LOST YOUTH: TEENAGE SEX TRADE

Investigation heralds new era in prostitution fight

FBI increasing resources in bid to cut off supply lines

3/19/2006
BY ROBIN ERB
AND ROBERTA DE BOER
BLADE STAFF WRITERS
April McSwain was 14 when she got involved in prostitution in Harrisburg, Pa. Five days after arriving, she was arrested.
April McSwain was 14 when she got involved in prostitution in Harrisburg, Pa. Five days after arriving, she was arrested.

April McSwain was a 14-year-old Bowsher High School freshman when she stepped off the Greyhound bus in Harrisburg, Pa.

The man who would become her pimp was waiting for her. She was on her first "date" within hours: "I don't really remember being scared."

Five days later, she was arrested. When authorities found out her true age, they put her on a plane home.

That was 1995.

LOST YOUTH: TEENAGE SEX TRADE

A decade later, a federal prosecutor called Harrisburg the nation's most lucrative destination for prostitutes and pimps -- and Toledo had the market cornered.

Ms. McSwain initially spoke to The Blade on the condition that her real name not be used. She has since consented to be identified.

Ms. McSwain said she long ago left "the game." But had she stepped off the bus there recently, she might have discovered what others have learned: Don't count on prostitution to be dismissed as a mere nuisance.

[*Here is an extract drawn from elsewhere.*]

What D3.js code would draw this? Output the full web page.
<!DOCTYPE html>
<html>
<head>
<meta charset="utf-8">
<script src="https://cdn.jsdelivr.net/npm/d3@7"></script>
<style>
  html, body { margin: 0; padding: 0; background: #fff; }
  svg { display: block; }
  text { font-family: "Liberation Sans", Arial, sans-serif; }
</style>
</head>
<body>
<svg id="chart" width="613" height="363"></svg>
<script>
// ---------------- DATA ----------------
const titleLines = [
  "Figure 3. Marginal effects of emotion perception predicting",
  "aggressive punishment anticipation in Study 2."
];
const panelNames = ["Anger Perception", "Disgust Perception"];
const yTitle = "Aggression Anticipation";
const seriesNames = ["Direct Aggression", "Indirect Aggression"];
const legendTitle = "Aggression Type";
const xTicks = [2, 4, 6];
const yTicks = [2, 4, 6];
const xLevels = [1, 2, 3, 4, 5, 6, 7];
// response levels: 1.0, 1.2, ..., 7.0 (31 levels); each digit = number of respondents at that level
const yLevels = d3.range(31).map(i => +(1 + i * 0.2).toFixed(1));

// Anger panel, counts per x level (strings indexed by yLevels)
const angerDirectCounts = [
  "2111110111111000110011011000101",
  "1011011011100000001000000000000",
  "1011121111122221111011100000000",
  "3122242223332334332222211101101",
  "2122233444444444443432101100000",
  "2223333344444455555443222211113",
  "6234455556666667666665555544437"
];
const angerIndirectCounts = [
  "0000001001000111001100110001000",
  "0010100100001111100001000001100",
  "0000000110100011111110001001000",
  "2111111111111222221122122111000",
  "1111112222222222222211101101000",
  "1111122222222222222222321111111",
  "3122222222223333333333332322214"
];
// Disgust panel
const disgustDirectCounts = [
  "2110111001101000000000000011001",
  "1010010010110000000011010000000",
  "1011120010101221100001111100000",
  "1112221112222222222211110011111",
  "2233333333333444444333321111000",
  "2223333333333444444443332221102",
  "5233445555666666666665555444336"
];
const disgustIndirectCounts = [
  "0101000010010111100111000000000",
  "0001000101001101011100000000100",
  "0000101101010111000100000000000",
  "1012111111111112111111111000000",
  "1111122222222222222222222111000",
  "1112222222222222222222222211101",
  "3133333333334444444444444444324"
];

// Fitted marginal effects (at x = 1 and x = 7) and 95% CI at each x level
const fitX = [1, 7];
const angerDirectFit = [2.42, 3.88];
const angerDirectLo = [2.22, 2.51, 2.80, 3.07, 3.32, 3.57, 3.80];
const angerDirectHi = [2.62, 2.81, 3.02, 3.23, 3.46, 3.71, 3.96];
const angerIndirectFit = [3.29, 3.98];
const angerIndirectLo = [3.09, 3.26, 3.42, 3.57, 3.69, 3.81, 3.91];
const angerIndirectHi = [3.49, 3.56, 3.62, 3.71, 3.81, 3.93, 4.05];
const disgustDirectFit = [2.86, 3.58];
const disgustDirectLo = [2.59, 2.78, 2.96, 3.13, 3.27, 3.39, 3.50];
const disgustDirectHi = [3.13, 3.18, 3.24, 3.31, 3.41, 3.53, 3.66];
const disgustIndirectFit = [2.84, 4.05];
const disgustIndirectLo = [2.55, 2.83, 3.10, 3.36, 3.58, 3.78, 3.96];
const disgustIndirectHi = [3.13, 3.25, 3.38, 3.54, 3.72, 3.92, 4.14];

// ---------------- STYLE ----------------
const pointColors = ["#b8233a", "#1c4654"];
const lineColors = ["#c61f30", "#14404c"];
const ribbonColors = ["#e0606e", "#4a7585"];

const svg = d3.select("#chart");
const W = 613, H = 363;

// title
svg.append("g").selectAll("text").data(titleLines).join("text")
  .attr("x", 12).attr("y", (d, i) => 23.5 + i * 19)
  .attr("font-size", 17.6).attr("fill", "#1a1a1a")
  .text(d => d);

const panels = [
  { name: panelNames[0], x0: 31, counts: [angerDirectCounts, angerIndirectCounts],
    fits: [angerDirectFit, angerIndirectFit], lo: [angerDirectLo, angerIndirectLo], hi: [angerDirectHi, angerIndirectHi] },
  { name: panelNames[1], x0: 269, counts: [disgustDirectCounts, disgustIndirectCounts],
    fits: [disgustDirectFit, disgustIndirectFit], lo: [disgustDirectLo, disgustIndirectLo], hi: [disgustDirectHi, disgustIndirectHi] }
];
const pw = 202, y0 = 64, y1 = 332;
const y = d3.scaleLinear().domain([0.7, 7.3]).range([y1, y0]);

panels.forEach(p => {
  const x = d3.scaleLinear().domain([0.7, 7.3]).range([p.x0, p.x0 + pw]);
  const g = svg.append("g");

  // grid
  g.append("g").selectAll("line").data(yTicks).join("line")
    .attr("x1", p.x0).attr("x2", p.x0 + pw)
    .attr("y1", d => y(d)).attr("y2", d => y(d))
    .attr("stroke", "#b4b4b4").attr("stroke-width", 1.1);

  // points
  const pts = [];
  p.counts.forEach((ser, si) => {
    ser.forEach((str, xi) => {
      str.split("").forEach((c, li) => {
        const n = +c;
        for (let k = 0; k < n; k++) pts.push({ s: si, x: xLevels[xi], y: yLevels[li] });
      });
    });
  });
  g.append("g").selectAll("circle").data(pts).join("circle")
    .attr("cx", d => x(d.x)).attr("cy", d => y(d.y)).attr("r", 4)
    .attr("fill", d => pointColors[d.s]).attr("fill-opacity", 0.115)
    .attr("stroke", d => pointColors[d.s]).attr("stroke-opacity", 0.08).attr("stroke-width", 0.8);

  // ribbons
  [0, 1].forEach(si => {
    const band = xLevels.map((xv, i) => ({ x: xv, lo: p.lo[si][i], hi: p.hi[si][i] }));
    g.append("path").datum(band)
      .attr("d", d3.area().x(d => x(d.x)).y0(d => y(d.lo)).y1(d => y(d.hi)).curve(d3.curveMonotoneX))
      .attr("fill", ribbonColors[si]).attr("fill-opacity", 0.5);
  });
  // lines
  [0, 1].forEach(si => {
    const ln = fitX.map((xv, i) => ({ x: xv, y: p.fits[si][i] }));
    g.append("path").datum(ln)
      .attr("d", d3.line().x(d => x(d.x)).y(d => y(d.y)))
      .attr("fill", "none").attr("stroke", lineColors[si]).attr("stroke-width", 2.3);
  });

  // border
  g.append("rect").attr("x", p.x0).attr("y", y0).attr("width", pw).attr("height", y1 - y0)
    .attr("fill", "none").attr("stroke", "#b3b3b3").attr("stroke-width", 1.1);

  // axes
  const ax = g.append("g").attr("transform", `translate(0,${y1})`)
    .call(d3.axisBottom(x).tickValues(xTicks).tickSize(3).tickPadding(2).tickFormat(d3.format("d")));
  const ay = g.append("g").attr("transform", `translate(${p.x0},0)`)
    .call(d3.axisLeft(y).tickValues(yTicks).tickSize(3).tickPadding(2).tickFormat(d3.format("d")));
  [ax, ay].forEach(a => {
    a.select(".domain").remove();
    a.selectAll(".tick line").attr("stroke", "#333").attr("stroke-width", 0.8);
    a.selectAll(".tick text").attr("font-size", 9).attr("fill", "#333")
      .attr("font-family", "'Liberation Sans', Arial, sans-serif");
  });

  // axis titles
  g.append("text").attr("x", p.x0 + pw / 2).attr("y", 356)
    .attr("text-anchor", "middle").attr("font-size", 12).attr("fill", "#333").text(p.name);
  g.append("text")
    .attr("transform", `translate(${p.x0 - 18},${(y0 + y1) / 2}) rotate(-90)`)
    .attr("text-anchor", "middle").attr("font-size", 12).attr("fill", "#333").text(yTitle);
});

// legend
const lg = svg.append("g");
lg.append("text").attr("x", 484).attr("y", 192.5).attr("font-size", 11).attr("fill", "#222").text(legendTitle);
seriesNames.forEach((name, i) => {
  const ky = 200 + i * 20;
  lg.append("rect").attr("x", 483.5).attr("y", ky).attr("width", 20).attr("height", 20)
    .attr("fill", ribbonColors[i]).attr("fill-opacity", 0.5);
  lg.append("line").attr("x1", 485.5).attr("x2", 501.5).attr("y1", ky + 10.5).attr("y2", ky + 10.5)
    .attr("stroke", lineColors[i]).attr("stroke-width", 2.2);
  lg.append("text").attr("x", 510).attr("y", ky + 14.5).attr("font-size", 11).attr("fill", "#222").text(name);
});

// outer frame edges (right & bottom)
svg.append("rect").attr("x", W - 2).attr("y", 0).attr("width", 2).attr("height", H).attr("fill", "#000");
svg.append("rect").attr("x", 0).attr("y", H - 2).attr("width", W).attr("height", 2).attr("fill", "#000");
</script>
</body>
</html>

It's a criminal enterprise.

"It's organized crime. You say [just] a bunch of pimps and prostitutes, but when you string the threads of the rope together, what we end up with in many of these cases is organized crime," said Chip Burrus, the FBI's acting assistant director of the criminal investigations division.

"We're not just sweeping the individual pimp out of the way. The idea is to get the criminal enterprise behind the organization," he added.

Indictments unsealed late last year as part of "Innocence Lost," a nationwide federal crackdown on underage prostitution, herald a new approach to fighting the commercial sexual exploitation of teens.

These days, pimping minors can mean life behind bars.

The ongoing investigation means the FBI takes teen prostitution as seriously as other illegal, high-profile activities.

Gordon Zubrod, an assistant U.S. attorney in Harrisburg assigned to the case, typically prosecutes organized crime, political corruption, and international money laundering.

"I knew nothing about [prostitution]," he said, but as the investigation grew, he concluded it was "just like an organized crime case -- different product, but follow the money."

It's not easy.

In a Pennsylvania state trooper barracks barely one mile away from one of the prostitutes' favorite truck stops, Trooper David Olweiler began collecting booking photos in a three-ring binder. It was his way to get answers to an increasingly frequent question: "Didn't we arrest this girl before?"

Before long, Trooper Olweiler said, "we had basically reached out to the feds for help [because] we were limited to what we could do."

So everyone sat down together: FBI and IRS agents, state police, U.S. postal inspectors, and federal prosecutors. They tapped phones, traced thousands of dollars in wire transfers, and grilled the women again and again.

Pulling all the information together was Jamie Konstas.

An intelligence analyst for the FBI, she is assigned to work from the National Center for Missing and Exploited Children. In her cubicle in the suburban Washington office, her wedding photos hang alongside framed booking mug shots of pimps.

The FBI's goal, she said, "is to disrupt and dismantle the [prostitution] organization."

With a keyboard and mouse, Ms. Konstas has spent nearly two years keeping track of an ever-growing database of young prostitutes. She now knows more about some of these girls than their parents ever have - or will.

The investigation continues.

In 2005, the FBI hired 16 new agents, assigned exclusively to Innocence Lost. Another six are being added this year.

Cleveland, Mr. Burrus said, will see two new agents assigned to Innocence Lost - the greatest increase of any FBI field office.

"The only way you're going to take [underage prostitution] out in the long term is to eliminate the supply," he said, "but in the interim, you have to eliminate the enterprises that are doing this."